-------- Raw data --------
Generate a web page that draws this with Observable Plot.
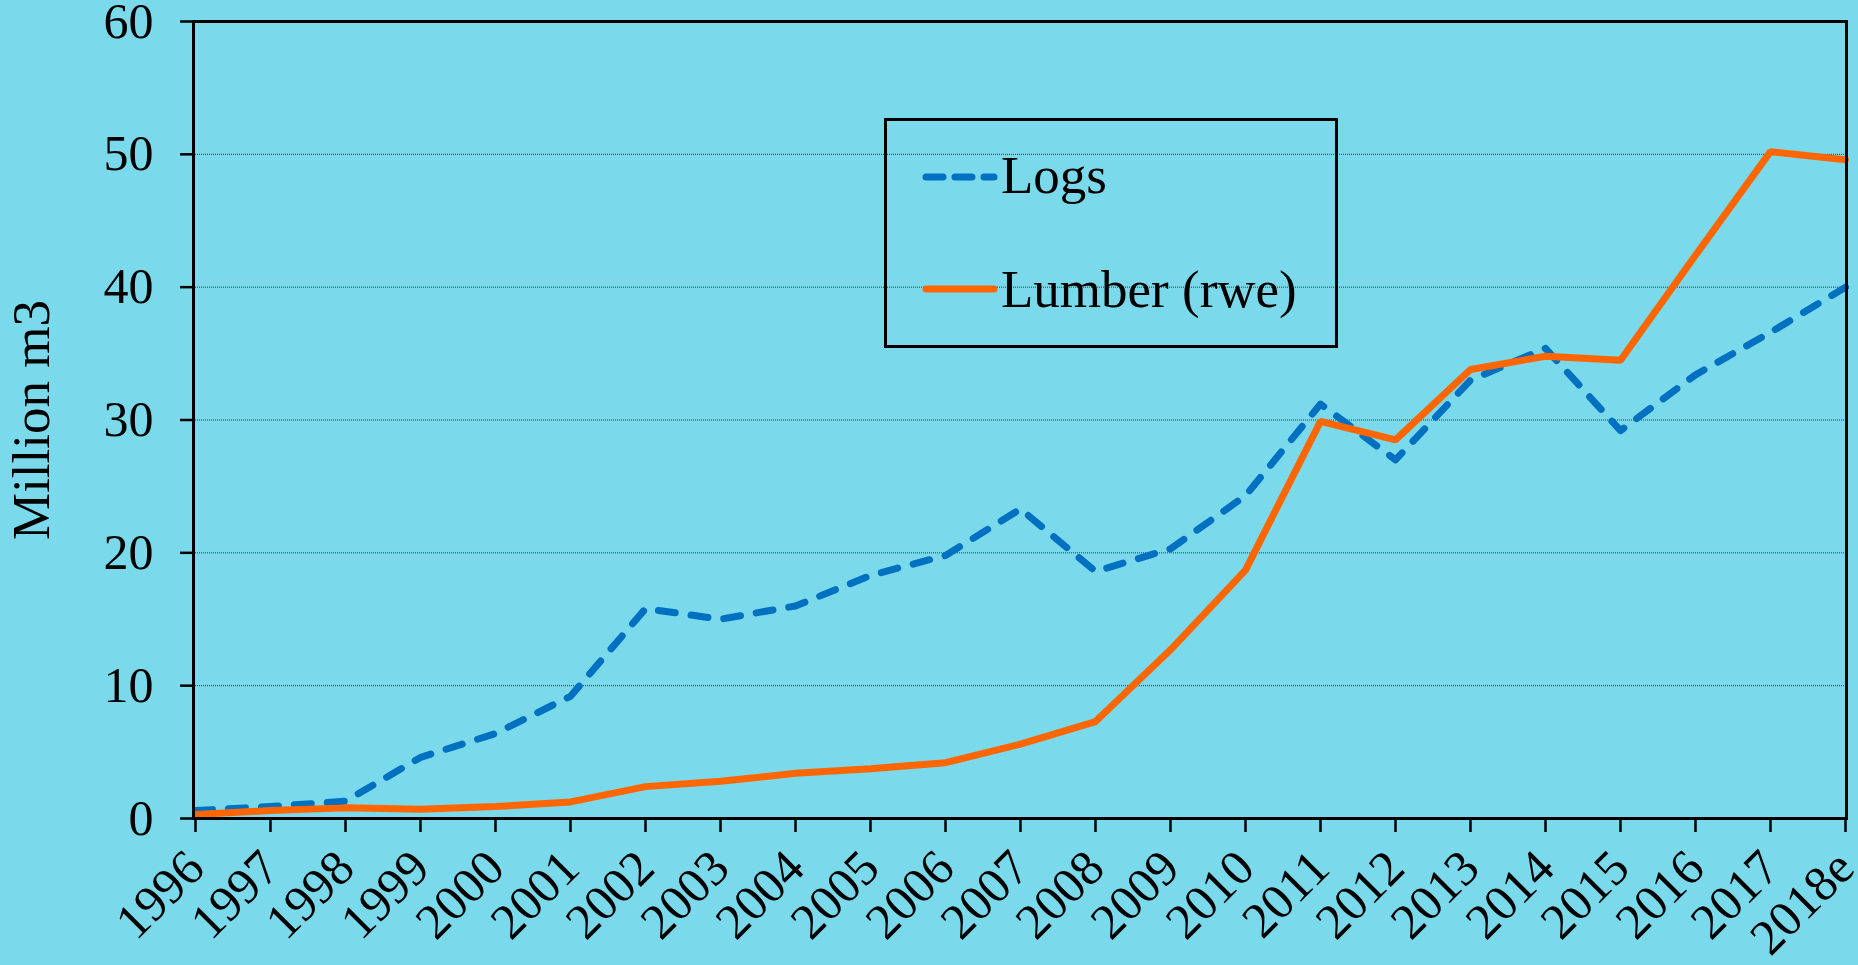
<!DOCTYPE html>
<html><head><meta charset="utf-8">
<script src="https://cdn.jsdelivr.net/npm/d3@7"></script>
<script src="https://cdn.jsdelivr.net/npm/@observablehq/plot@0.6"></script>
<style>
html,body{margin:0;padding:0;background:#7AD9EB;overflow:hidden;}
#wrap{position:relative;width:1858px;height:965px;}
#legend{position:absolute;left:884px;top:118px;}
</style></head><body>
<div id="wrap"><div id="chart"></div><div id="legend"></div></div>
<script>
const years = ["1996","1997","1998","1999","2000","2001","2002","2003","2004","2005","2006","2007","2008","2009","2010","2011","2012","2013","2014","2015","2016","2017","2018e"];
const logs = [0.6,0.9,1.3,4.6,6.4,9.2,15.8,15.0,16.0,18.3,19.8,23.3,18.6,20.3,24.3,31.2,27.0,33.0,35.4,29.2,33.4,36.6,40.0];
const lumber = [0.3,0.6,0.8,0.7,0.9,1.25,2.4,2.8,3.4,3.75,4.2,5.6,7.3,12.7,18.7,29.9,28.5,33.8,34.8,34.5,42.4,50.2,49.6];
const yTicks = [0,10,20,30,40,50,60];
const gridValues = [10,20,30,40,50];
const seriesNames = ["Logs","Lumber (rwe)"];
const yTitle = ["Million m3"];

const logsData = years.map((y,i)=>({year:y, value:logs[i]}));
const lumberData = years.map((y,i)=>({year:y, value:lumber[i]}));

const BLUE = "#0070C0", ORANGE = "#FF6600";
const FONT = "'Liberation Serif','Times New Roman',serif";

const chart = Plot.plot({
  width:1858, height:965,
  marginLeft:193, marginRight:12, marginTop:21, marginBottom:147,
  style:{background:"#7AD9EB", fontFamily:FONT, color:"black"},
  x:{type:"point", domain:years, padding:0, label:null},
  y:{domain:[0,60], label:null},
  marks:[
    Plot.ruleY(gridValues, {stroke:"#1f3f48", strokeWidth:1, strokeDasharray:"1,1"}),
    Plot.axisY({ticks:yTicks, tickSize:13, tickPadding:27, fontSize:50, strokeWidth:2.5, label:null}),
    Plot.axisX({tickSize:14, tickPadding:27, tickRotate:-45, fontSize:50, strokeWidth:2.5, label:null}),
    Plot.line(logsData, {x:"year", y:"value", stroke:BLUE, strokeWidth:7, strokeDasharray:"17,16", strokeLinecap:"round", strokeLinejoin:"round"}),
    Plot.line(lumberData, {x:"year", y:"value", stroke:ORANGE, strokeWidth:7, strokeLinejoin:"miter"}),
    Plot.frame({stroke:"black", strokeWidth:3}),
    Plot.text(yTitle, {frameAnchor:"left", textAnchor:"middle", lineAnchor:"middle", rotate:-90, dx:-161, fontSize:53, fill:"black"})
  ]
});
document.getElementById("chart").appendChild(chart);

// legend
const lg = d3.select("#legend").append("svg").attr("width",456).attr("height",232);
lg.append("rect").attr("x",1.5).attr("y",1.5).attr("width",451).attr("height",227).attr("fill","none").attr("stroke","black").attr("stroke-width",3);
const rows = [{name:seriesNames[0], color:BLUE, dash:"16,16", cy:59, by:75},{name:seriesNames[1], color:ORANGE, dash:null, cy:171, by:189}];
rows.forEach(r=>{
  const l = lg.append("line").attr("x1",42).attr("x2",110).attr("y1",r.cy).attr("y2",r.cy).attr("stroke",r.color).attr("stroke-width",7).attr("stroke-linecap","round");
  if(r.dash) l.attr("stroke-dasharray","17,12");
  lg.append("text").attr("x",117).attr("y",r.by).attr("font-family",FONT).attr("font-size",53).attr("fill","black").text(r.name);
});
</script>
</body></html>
--------
* **Instructions for the task**:
Copy out all of the material exactly as written, without its pictures.

* **Result of this task**:
Generate a web page that draws this with Observable Plot.
<!DOCTYPE html>
<html><head><meta charset="utf-8">
<script src="https://cdn.jsdelivr.net/npm/d3@7"></script>
<script src="https://cdn.jsdelivr.net/npm/@observablehq/plot@0.6"></script>
<style>
html,body{margin:0;padding:0;background:#7AD9EB;overflow:hidden;}
#wrap{position:relative;width:1858px;height:965px;}
#legend{position:absolute;left:884px;top:118px;}
</style></head><body>
<div id="wrap"><div id="chart"></div><div id="legend"></div></div>
<script>
const years = ["1996","1997","1998","1999","2000","2001","2002","2003","2004","2005","2006","2007","2008","2009","2010","2011","2012","2013","2014","2015","2016","2017","2018e"];
const logs = [0.6,0.9,1.3,4.6,6.4,9.2,15.8,15.0,16.0,18.3,19.8,23.3,18.6,20.3,24.3,31.2,27.0,33.0,35.4,29.2,33.4,36.6,40.0];
const lumber = [0.3,0.6,0.8,0.7,0.9,1.25,2.4,2.8,3.4,3.75,4.2,5.6,7.3,12.7,18.7,29.9,28.5,33.8,34.8,34.5,42.4,50.2,49.6];
const yTicks = [0,10,20,30,40,50,60];
const gridValues = [10,20,30,40,50];
const seriesNames = ["Logs","Lumber (rwe)"];
const yTitle = ["Million m3"];

const logsData = years.map((y,i)=>({year:y, value:logs[i]}));
const lumberData = years.map((y,i)=>({year:y, value:lumber[i]}));

const BLUE = "#0070C0", ORANGE = "#FF6600";
const FONT = "'Liberation Serif','Times New Roman',serif";

const chart = Plot.plot({
  width:1858, height:965,
  marginLeft:193, marginRight:12, marginTop:21, marginBottom:147,
  style:{background:"#7AD9EB", fontFamily:FONT, color:"black"},
  x:{type:"point", domain:years, padding:0, label:null},
  y:{domain:[0,60], label:null},
  marks:[
    Plot.ruleY(gridValues, {stroke:"#1f3f48", strokeWidth:1, strokeDasharray:"1,1"}),
    Plot.axisY({ticks:yTicks, tickSize:13, tickPadding:27, fontSize:50, strokeWidth:2.5, label:null}),
    Plot.axisX({tickSize:14, tickPadding:27, tickRotate:-45, fontSize:50, strokeWidth:2.5, label:null}),
    Plot.line(logsData, {x:"year", y:"value", stroke:BLUE, strokeWidth:7, strokeDasharray:"17,16", strokeLinecap:"round", strokeLinejoin:"round"}),
    Plot.line(lumberData, {x:"year", y:"value", stroke:ORANGE, strokeWidth:7, strokeLinejoin:"miter"}),
    Plot.frame({stroke:"black", strokeWidth:3}),
    Plot.text(yTitle, {frameAnchor:"left", textAnchor:"middle", lineAnchor:"middle", rotate:-90, dx:-161, fontSize:53, fill:"black"})
  ]
});
document.getElementById("chart").appendChild(chart);

// legend
const lg = d3.select("#legend").append("svg").attr("width",456).attr("height",232);
lg.append("rect").attr("x",1.5).attr("y",1.5).attr("width",451).attr("height",227).attr("fill","none").attr("stroke","black").attr("stroke-width",3);
const rows = [{name:seriesNames[0], color:BLUE, dash:"16,16", cy:59, by:75},{name:seriesNames[1], color:ORANGE, dash:null, cy:171, by:189}];
rows.forEach(r=>{
  const l = lg.append("line").attr("x1",42).attr("x2",110).attr("y1",r.cy).attr("y2",r.cy).attr("stroke",r.color).attr("stroke-width",7).attr("stroke-linecap","round");
  if(r.dash) l.attr("stroke-dasharray","17,12");
  lg.append("text").attr("x",117).attr("y",r.by).attr("font-family",FONT).attr("font-size",53).attr("fill","black").text(r.name);
});
</script>
</body></html>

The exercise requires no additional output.